When I decided to read the whole book I couldn’t help but wonder if I might be making a slight mistake. It’s a fairly thick book and I was under some time constraints as this was one of the texts I needed to write an essay about. I don’t often read plays so I was a little worried about getting stuck into something that was going to take a long time to read and which I would maybe not enjoy a great deal.

Well, I’m glad I read the whole thing because I did really enjoy it. It did take me a little while to get through but an awful lot of time was spent reading the introduction, because I was concerned about missing something that might have proved to be important in my assignment. And a little while longer was spent on Peter Pan as that was the text I was actually supposed to be reading.

Of all the plays in the book The Admirable Crichton was my favourite. It’s a play about class issues and where people belong in the social structure. A wealthy family, who couldn’t help but remind me of the Downton Abbey crew, possibly because one of the daughters was Lady Mary, have a party and discuss the proper positions for their staff. They then go away on holiday and are shipwrecked. The head of the family completely loses his head and it’s up to the butler, the titular Crichton, to save the day. In doing this he becomes the leader of the band, turning the class conventions on their heads with hilarious results. Until I read it I hadn’t been aware that Barrie was a bit of a satirist.

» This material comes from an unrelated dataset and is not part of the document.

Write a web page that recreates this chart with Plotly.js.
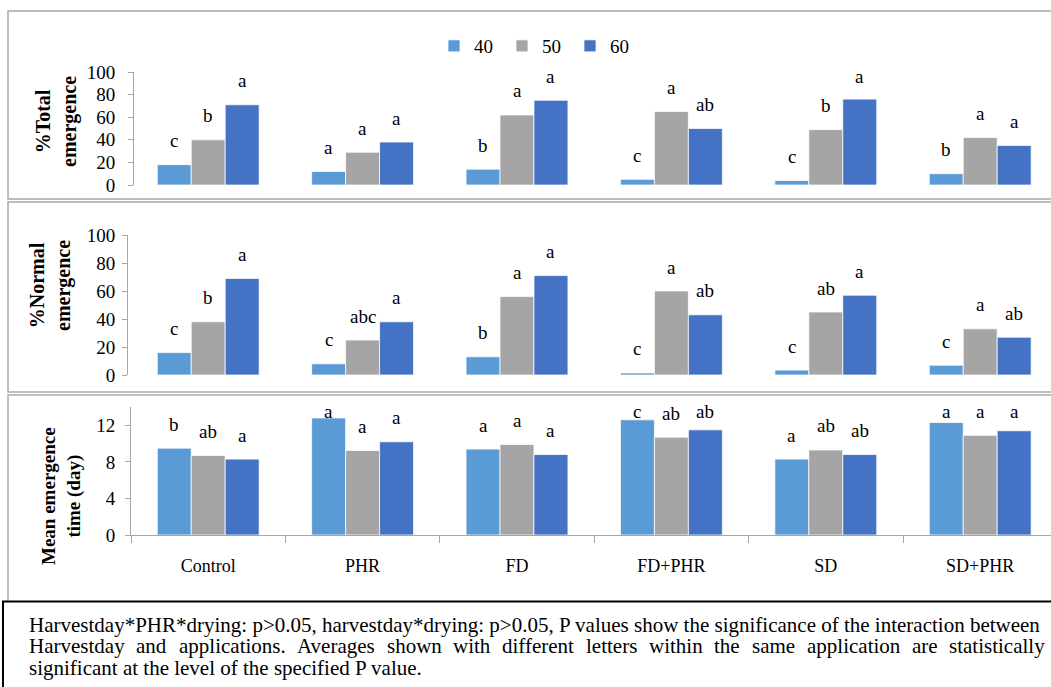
<!DOCTYPE html>
<html>
<head>
<meta charset="utf-8">
<script src="https://cdn.plot.ly/plotly-3.0.1.min.js"></script>
<style>
  html, body { margin: 0; padding: 0; background: #ffffff; }
  #chart { width: 1051px; height: 687px; }
</style>
</head>
<body>
<div id="chart"></div>
<script>
// ---- data ----
const categories = ['Control', 'PHR', 'FD', 'FD+PHR', 'SD', 'SD+PHR'];
const seriesNames = ['40', '50', '60'];

// % total emergence
const total40 = [18, 12, 14, 5, 4, 10];
const total50 = [40, 29, 62, 65, 49, 42];
const total60 = [71, 38, 75, 50, 76, 35];
const totalLetters40 = ['c', 'a', 'b', 'c', 'c', 'b'];
const totalLetters50 = ['b', 'a', 'a', 'a', 'b', 'a'];
const totalLetters60 = ['a', 'a', 'a', 'ab', 'a', 'a'];

// % normal emergence
const normal40 = [16, 8, 13, 1.5, 3.5, 7];
const normal50 = [38, 25, 56, 60, 45, 33];
const normal60 = [69, 38, 71, 43, 57, 27];
const normalLetters40 = ['c', 'c', 'b', 'c', 'c', 'c'];
const normalLetters50 = ['b', 'abc', 'a', 'a', 'ab', 'a'];
const normalLetters60 = ['a', 'a', 'a', 'ab', 'a', 'ab'];

// mean emergence time (day)
const time40 = [9.5, 12.8, 9.4, 12.6, 8.3, 12.3];
const time50 = [8.7, 9.25, 9.9, 10.7, 9.3, 10.9];
const time60 = [8.3, 10.2, 8.8, 11.5, 8.8, 11.4];
const timeLetters40 = ['b', 'a', 'a', 'c', 'a', 'a'];
const timeLetters50 = ['ab', 'a', 'a', 'ab', 'ab', 'a'];
const timeLetters60 = ['a', 'a', 'a', 'ab', 'ab', 'a'];

const yTitles = ['%Total<br>emergence', '%Normal<br>emergence', 'Mean emergence<br>time (day)'];
const captionLines = [
  'Harvestday*PHR*drying: p>0.05, harvestday*drying: p>0.05, P values show the significance of the interaction between',
  'Harvestday and applications. Averages shown with different letters within the same application are statistically',
  'significant at the level of the specified P value.'
];

// ---- layout constants (pixels) ----
const W = 1051, H = 687;
const SERIF = 'Liberation Serif, Times New Roman, serif';
const COLORS = ['#5B9BD5', '#A5A5A5', '#4472C4'];
const AXIS_GREY = '#a6a6a6';
const BOX_GREY = '#a9a9a9';
const CAT_LEFT = 131;      // left boundary of first category
const CAT_STEP = 154.4;    // width of one category
const BARGAP = 0.34;
const fx = px => px / W;
const fy = py => 1 - py / H;

const panels = [
  { axisX: 134, top: 72,  bottom: 185, range: [0, 100], tickvals: [0, 20, 40, 60, 80, 100], standoff: 9,
    values: [total40, total50, total60], letters: [totalLetters40, totalLetters50, totalLetters60],
    title: yTitles[0], titleX: 56, titleY: 122, titleSize: 20 },
  { axisX: 128, top: 235, bottom: 375, range: [0, 100], tickvals: [0, 20, 40, 60, 80, 100], standoff: 3,
    values: [normal40, normal50, normal60], letters: [normalLetters40, normalLetters50, normalLetters60],
    title: yTitles[1], titleX: 50, titleY: 286, titleSize: 20 },
  { axisX: 131, top: 407, bottom: 535, range: [0, 14], tickvals: [0, 4, 8, 12], standoff: 6,
    values: [time40, time50, time60], letters: [timeLetters40, timeLetters50, timeLetters60],
    title: yTitles[2], titleX: 61, titleY: 496, titleSize: 19 }
];

const traces = [];
const annotations = [];
const layout = {
  width: W, height: H,
  margin: { l: 0, r: 0, t: 0, b: 0, pad: 0 },
  paper_bgcolor: '#ffffff', plot_bgcolor: 'rgba(0,0,0,0)',
  barmode: 'group', bargap: BARGAP, bargroupgap: 0,
  font: { family: SERIF, size: 19, color: '#000000' },
  showlegend: true,
  legend: {
    orientation: 'h', x: fx(434), xanchor: 'left', y: fy(46), yanchor: 'middle',
    font: { family: SERIF, size: 19, color: '#000000' },
    bgcolor: 'rgba(0,0,0,0)', traceorder: 'normal', itemwidth: 30, entrywidth: 23
  },
  annotations: annotations,
  shapes: []
};

const barUnit = (1 - BARGAP) / 3;

panels.forEach((p, k) => {
  const n = k === 0 ? '' : String(k + 1);
  const xa = 'xaxis' + n, ya = 'yaxis' + n;
  const isLast = k === panels.length - 1;
  layout[xa] = {
    domain: [fx(p.axisX), 1],
    range: [-0.5 + (p.axisX - CAT_LEFT) / CAT_STEP, -0.5 + (W - CAT_LEFT) / CAT_STEP],
    type: 'category', anchor: 'y' + n,
    showgrid: false, zeroline: false,
    showline: isLast, linecolor: AXIS_GREY, linewidth: 1,
    ticks: isLast ? 'outside' : '', tickson: 'boundaries', ticklen: 7, tickcolor: AXIS_GREY,
    showticklabels: isLast, tickfont: { family: SERIF, size: 18, color: '#000000' },
    ticklabelstandoff: 14, fixedrange: true
  };
  layout[ya] = {
    domain: [fy(p.bottom), fy(p.top)],
    range: p.range, anchor: 'x' + n,
    showgrid: false, zeroline: false,
    showline: true, linecolor: AXIS_GREY, linewidth: 1,
    ticks: 'outside', ticklen: 5, tickcolor: AXIS_GREY,
    tickvals: p.tickvals, ticktext: p.tickvals.map(String),
    tickfont: { family: SERIF, size: 19, color: '#000000' },
    ticklabelstandoff: p.standoff, fixedrange: true
  };

  p.values.forEach((vals, s) => {
    traces.push({
      type: 'bar', x: categories, y: vals, name: seriesNames[s],
      xaxis: 'x' + n, yaxis: 'y' + n,
      marker: { color: COLORS[s], line: { color: 'rgba(255,255,255,0.75)', width: 1 } },
      showlegend: k === 0, hoverinfo: 'skip'
    });
  });

  // significance letters above each bar, kept inside the plot area
  const plotH = p.bottom - p.top;
  const perPx = (p.range[1] - p.range[0]) / plotH;
  p.letters.forEach((lets, s) => {
    lets.forEach((txt, i) => {
      const v = p.values[s][i];
      const yLab = Math.min(v + 22 * perPx, p.range[1] - 6 * perPx);
      annotations.push({
        xref: 'x' + n, yref: 'y' + n,
        x: i + (s - 1) * barUnit, y: yLab,
        text: txt, showarrow: false, xanchor: 'center', yanchor: 'middle', yshift: 2,
        font: { family: SERIF, size: 19, color: '#000000' }
      });
    });
  });

  // y-axis title
  annotations.push({
    xref: 'paper', yref: 'paper', x: fx(p.titleX), y: fy(p.titleY),
    text: '<b>' + p.title + '</b>', showarrow: false, textangle: -90,
    xanchor: 'center', yanchor: 'middle',
    font: { family: SERIF, size: p.titleSize, color: '#000000' }
  });
});

// panel frames and the caption box
layout.shapes.push(
  { type: 'rect', xref: 'paper', yref: 'paper', x0: fx(8), x1: fx(1070), y0: fy(11), y1: fy(199),
    line: { color: BOX_GREY, width: 1.5 }, fillcolor: 'rgba(0,0,0,0)', layer: 'below' },
  { type: 'rect', xref: 'paper', yref: 'paper', x0: fx(8), x1: fx(1070), y0: fy(202), y1: fy(392),
    line: { color: BOX_GREY, width: 1.5 }, fillcolor: 'rgba(0,0,0,0)', layer: 'below' },
  { type: 'rect', xref: 'paper', yref: 'paper', x0: fx(8), x1: fx(1070), y0: fy(395), y1: fy(605),
    line: { color: BOX_GREY, width: 1.5 }, fillcolor: 'rgba(0,0,0,0)', layer: 'below' },
  { type: 'rect', xref: 'paper', yref: 'paper', x0: fx(3), x1: fx(1070), y0: fy(601.5), y1: fy(720),
    line: { color: '#000000', width: 2 }, fillcolor: '#ffffff', layer: 'above' }
);

// caption: lines with natural spacing are single texts; the middle line is justified word by word
(function addCaption() {
  const left = 28, right = 1044, avail = right - left;
  const baselines = [632, 653.5, 675];
  const justified = [false, true, false];
  // measure with an SVG text node so the same font resolution as the chart is used
  const NS = 'http://www.w3.org/2000/svg';
  const svg = document.createElementNS(NS, 'svg');
  svg.setAttribute('width', '10'); svg.setAttribute('height', '10');
  svg.style.position = 'absolute'; svg.style.left = '-2000px'; svg.style.top = '0';
  const probe = document.createElementNS(NS, 'text');
  probe.setAttribute('x', '0'); probe.setAttribute('y', '20');
  probe.style.fontFamily = SERIF; probe.style.whiteSpace = 'pre';
  svg.appendChild(probe); document.body.appendChild(svg);
  const measure = (s, fs) => { probe.style.fontSize = fs + 'px'; probe.textContent = s; return probe.getComputedTextLength(); };
  const size = Math.floor(Math.min(21, 21 * avail / measure(captionLines[0], 21)) * 10) / 10;
  const addText = (text, x, li) => annotations.push({
    xref: 'paper', yref: 'paper', x: fx(x), y: fy(baselines[li] - size * 0.34),
    text: text, showarrow: false, xanchor: 'left', yanchor: 'middle', align: 'left', borderpad: 0,
    font: { family: SERIF, size: size, color: '#000000' }
  });
  captionLines.forEach((line, li) => {
    if (!justified[li]) { addText(line, left, li); return; }
    const words = line.split(' ');
    const widths = words.map(w => measure(w, size));
    const sum = widths.reduce((a, b) => a + b, 0);
    const gap = (avail - sum) / (words.length - 1);
    let x = left;
    words.forEach((w, wi) => { addText(w, x, li); x += widths[wi] + gap; });
  });
  document.body.removeChild(svg);
})();

Plotly.newPlot('chart', traces, layout, { displayModeBar: false, staticPlot: true });
</script>
</body>
</html>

Mary Rose was a lot more serious and quite creepy than the others, which made it stand out to me as well. It tells the story about a girl visiting Scotland as a small child and disappearing when her father takes her to an island in the middle of a loch. About a week later she shows up again, in the same spot where he’d left her, apparently none the worse for wear and with no idea of what had happened to her. The family resolves not to speak of it and she grows up.

Time passes and Mary Rose gets married. All is going well until she convinces her husband to take her to Scotland to the place she visited as a child. Once again she winds up vanishing, but this time it’s twenty-five years before she shows up again. It’s sort of a story about being snatched by fairies, without ever actually referring to them as such, and reading it in bed at night made it feel decidedly more creepy.

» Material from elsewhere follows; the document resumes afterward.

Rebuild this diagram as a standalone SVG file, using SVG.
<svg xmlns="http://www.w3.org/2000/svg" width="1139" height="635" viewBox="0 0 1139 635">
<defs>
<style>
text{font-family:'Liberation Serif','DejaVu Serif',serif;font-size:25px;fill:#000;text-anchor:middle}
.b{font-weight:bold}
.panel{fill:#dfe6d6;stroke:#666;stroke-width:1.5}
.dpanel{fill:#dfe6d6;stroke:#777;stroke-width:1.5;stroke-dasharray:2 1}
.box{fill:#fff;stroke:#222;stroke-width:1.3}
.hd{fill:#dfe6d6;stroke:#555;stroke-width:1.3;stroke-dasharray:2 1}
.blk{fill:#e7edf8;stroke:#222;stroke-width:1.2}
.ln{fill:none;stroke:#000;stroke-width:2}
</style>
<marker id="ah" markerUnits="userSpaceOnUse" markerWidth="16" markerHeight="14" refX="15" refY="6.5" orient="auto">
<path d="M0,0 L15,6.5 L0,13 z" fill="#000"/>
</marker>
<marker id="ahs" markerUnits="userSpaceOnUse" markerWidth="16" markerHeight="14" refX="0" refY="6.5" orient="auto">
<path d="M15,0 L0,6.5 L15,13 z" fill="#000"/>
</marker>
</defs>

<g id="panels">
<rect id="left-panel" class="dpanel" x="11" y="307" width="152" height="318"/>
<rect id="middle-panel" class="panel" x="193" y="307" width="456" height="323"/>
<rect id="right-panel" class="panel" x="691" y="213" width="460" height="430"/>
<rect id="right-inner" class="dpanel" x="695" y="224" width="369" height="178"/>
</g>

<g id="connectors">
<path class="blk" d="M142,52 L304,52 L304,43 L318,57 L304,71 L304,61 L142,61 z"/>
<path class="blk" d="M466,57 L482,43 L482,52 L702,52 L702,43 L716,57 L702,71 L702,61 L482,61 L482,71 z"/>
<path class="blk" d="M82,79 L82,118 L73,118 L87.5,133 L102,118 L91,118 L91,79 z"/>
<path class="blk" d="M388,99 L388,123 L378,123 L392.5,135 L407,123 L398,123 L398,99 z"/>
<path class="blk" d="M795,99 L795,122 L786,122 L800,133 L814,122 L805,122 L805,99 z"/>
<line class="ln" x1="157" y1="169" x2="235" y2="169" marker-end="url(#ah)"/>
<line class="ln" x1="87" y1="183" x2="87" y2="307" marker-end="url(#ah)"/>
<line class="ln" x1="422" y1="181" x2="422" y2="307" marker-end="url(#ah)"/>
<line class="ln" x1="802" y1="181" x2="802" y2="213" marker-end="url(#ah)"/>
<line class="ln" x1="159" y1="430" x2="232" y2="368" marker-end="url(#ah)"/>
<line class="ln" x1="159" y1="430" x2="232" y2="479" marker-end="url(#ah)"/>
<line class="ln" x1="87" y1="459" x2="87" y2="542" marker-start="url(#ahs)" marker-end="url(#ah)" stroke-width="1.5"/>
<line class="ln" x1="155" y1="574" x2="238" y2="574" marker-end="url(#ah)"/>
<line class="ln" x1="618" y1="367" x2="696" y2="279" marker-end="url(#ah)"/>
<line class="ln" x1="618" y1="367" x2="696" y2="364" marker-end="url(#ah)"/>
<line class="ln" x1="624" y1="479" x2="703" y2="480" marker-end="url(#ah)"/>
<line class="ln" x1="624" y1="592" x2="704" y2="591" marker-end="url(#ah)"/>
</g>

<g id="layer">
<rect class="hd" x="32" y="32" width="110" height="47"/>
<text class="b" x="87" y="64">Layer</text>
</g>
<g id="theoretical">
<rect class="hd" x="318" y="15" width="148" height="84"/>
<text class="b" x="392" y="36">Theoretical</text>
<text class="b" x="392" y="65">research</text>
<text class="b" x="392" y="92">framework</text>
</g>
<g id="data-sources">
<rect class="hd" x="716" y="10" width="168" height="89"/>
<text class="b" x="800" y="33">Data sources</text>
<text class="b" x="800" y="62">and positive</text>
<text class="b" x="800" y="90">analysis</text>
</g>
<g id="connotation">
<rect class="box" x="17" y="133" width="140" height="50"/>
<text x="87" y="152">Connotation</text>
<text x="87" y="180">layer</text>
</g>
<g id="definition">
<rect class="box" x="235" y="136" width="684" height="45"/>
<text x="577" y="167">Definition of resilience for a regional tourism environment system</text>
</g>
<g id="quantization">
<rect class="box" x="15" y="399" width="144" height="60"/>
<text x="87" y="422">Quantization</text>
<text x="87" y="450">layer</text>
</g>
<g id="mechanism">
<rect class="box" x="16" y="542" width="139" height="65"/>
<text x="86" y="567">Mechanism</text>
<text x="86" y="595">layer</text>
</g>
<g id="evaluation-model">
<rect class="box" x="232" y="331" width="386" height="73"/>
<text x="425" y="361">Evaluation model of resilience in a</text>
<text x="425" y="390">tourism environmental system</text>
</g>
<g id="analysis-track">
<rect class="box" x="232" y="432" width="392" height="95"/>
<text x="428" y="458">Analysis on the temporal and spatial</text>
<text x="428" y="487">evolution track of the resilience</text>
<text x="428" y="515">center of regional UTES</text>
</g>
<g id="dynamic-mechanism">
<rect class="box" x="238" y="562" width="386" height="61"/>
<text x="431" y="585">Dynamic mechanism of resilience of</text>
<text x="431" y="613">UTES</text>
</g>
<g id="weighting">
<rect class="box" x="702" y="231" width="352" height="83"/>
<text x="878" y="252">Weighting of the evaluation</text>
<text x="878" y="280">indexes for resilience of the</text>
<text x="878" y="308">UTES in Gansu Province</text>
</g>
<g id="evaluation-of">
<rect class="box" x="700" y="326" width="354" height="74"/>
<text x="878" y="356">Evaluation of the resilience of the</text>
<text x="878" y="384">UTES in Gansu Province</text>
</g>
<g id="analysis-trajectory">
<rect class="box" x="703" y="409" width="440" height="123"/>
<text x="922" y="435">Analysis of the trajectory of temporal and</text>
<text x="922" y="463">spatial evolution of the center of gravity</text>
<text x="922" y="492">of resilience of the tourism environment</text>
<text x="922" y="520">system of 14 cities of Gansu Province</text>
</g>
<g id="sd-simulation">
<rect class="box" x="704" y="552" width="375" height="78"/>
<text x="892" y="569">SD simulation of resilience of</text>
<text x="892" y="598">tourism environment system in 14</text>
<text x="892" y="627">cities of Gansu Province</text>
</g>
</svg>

Almost all of the plays, with the exception of Mary Rose, had lots of funny bits and I could almost picture them being played out on stage. Having been in the local drama group I found myself mentally casting people I’d been in the group with as different characters. I could really imagine us doing What Every Woman Knows or perhaps even The Admirable Crichton and I found it really easy to imagine those on stage.

Only ever having seen Peter Pan in the Disney version, and the snippets in Finding Neverland, I found it really hard to picture it as being performed on the stage. I think it’s partly due to the stage directions being so complicated and quite technologically advanced for the time when it was written (dual level sets, people flying, a fairy who takes the form of a light, a house being build around a character on the stage), it made it difficult to picture exactly how all of that would be done in a theatre. I’d love to see if performed live to see whether my imagined version of it was close to the real life one.

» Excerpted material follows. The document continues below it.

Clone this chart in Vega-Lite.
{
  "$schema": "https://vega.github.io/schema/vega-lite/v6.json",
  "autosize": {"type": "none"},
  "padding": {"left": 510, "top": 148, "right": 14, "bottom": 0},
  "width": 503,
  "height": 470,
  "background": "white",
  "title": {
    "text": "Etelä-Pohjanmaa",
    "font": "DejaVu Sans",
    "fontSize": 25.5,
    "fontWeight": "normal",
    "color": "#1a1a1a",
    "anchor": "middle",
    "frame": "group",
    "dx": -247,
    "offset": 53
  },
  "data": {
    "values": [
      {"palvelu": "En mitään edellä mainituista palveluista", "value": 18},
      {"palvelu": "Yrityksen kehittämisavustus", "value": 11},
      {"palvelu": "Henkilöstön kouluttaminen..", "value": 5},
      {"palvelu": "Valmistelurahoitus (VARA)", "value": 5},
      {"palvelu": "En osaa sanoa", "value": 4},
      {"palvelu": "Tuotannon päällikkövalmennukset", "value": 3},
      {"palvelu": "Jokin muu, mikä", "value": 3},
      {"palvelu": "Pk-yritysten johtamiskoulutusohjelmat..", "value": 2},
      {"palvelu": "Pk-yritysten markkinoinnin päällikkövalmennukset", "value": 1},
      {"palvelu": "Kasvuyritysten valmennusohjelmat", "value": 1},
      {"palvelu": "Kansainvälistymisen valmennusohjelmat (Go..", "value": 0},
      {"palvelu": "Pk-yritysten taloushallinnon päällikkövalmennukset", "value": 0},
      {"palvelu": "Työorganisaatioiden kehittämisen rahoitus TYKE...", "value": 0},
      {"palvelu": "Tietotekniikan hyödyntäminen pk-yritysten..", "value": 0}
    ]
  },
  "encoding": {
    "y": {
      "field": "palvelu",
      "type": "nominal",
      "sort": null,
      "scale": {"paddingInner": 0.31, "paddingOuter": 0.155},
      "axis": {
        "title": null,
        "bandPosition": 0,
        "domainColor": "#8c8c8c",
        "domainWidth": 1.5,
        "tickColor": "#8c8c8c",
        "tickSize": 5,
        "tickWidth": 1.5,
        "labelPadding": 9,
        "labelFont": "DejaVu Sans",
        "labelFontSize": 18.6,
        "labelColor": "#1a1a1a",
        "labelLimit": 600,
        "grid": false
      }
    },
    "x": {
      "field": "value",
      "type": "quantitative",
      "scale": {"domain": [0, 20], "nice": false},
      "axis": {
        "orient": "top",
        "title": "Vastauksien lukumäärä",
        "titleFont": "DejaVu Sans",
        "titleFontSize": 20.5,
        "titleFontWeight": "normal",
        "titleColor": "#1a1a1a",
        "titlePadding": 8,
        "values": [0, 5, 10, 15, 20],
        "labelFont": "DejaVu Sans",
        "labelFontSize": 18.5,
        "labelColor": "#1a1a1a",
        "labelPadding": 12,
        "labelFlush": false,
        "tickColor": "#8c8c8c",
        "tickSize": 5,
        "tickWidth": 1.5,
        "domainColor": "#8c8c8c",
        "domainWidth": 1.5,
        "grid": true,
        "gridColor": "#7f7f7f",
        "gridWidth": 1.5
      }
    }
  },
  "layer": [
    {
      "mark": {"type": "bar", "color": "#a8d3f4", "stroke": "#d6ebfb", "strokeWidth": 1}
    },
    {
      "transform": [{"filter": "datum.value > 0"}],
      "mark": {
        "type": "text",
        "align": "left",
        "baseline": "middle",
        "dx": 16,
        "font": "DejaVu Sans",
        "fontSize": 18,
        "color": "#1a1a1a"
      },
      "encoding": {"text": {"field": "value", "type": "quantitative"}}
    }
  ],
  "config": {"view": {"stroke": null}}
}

I was also surprised by how prosey the text was. Most of my experience of plays has come from playwrights like Shakespeare, Marlowe and Webster so I’m used to that style of writing. A lot of the stage directions, particularly in Peter Pan but also in the other plays, read almost like part of a short story. I imagine those bits might have been narrated or at least printed in the programme because they give huge amounts of backstory without actually having any real way of portraying them on the stage.

From that respect I’m glad that I went as far as to read the whole book because otherwise I might have thought that style was something that was unique to Peter Pan, whereas in reality I think that it’s something which is unique to Barrie. Although I suppose that before I could properly comment on that I’d have to read some more of his works.